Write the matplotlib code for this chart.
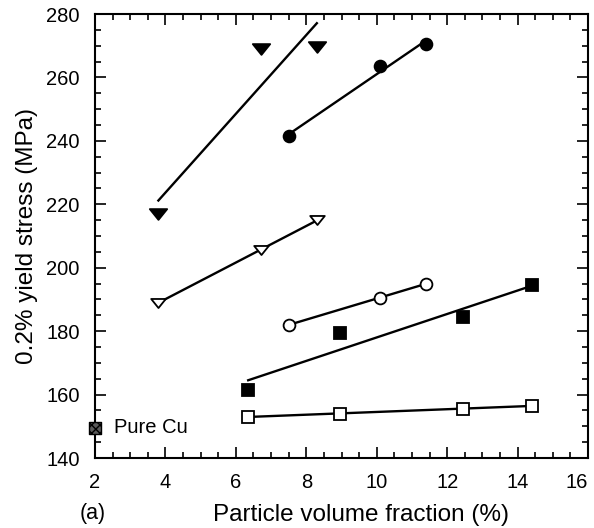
import numpy as np
import matplotlib
matplotlib.use('Agg')
import matplotlib.pyplot as plt
from matplotlib.ticker import MultipleLocator
from matplotlib.path import Path

plt.rcParams['font.family'] = ['Liberation Sans', 'DejaVu Sans']

# yield stress vs particle volume fraction, one list pair per composite series
tri_filled_x = [3.8, 6.7, 8.3]
tri_filled_y = [217, 269, 269.5]
circ_filled_x = [7.5, 10.1, 11.4]
circ_filled_y = [241.5, 263.5, 270.5]
tri_open_x = [3.8, 6.7, 8.3]
tri_open_y = [189, 205.5, 215]
circ_open_x = [7.5, 10.1, 11.4]
circ_open_y = [182, 190.5, 195]
sq_filled_x = [6.35, 8.95, 12.45, 14.4]
sq_filled_y = [161.5, 179.5, 184.5, 194.5]
sq_open_x = [6.35, 8.95, 12.45, 14.4]
sq_open_y = [153, 154, 155.5, 156.5]
pure_cu_x = [2]
pure_cu_y = [149.5]

# flattened, closed down-pointing triangle
tri_pts = [(-1, 0.62), (1, 0.62), (0, -0.62)]
tri_down = Path(tri_pts + [tri_pts[0]], closed=True)

fig = plt.figure(figsize=(5.94, 5.28), dpi=100)
ax = fig.add_axes([95 / 594, 70 / 528, 493 / 594, 444 / 528])

series = [
    (tri_filled_x, tri_filled_y, tri_down, 'black', 12.5),
    (circ_filled_x, circ_filled_y, 'o', 'black', 8.5),
    (tri_open_x, tri_open_y, tri_down, 'white', 10.5),
    (circ_open_x, circ_open_y, 'o', 'white', 8.5),
    (sq_filled_x, sq_filled_y, 's', 'black', 8.5),
    (sq_open_x, sq_open_y, 's', 'white', 8.5),
]

for xs, ys, mk, fc, ms in series:
    xs = np.array(xs)
    ys = np.array(ys)
    # least-squares line over the measured range
    k, b = np.polyfit(xs, ys, 1)
    xl = np.array([xs.min(), xs.max()])
    ax.plot(xl, k * xl + b, color='black', lw=1.7, zorder=2)
    ax.plot(xs, ys, linestyle='none', marker=mk, markersize=ms,
            markerfacecolor=fc, markeredgecolor='black', markeredgewidth=1.3,
            zorder=3)

ax.scatter(pure_cu_x, pure_cu_y, marker='s', s=70, facecolor='#5a5a5a',
           edgecolor='black', linewidth=1.0, hatch='xxxx', clip_on=False, zorder=4)
ax.text(2.55, pure_cu_y[0], 'Pure Cu', fontsize=14.5, va='center', ha='left')

ax.set_xlim(2, 16)
ax.set_ylim(140, 280)
ax.xaxis.set_major_locator(MultipleLocator(2))
ax.xaxis.set_minor_locator(MultipleLocator(0.5))
ax.yaxis.set_major_locator(MultipleLocator(20))
ax.yaxis.set_minor_locator(MultipleLocator(5))
ax.tick_params(which='both', direction='in', top=True, right=True,
               labelsize=14.5, width=1.2, pad=11)
ax.tick_params(which='major', length=8)
ax.tick_params(which='minor', length=4.5)
for s in ax.spines.values():
    s.set_linewidth(1.5)

# keep the last x label inside the figure
fig.canvas.draw()
last_tick = [t for t in ax.xaxis.get_major_ticks() if t.label1.get_text() == '16'][0]
last_tick.label1.set_horizontalalignment('right')

ax.set_xlabel('Particle volume fraction (%)', fontsize=17.5)
ax.xaxis.set_label_coords(0.54, -0.103)
ax.set_ylabel('0.2% yield stress (MPa)', fontsize=17.5)
ax.yaxis.set_label_coords(-0.115, 0.5)
fig.text(93 / 594, 1 - 513 / 528, '(a)', fontsize=15.5, ha='center', va='center')

plt.savefig('out.png', dpi=100)
plt.close()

==========

__Goal of the exercise__. Copy nothing but the lines from the top of the material through the line holding "plt.rcParams['font.family'] = ['Liberation", exactly as written; omit pictures.

__Output for this exercise__.
Write the matplotlib code for this chart.
import numpy as np
import matplotlib
matplotlib.use('Agg')
import matplotlib.pyplot as plt
from matplotlib.ticker import MultipleLocator
from matplotlib.path import Path

plt.rcParams['font.family'] = ['Liberation Sans', 'DejaVu Sans']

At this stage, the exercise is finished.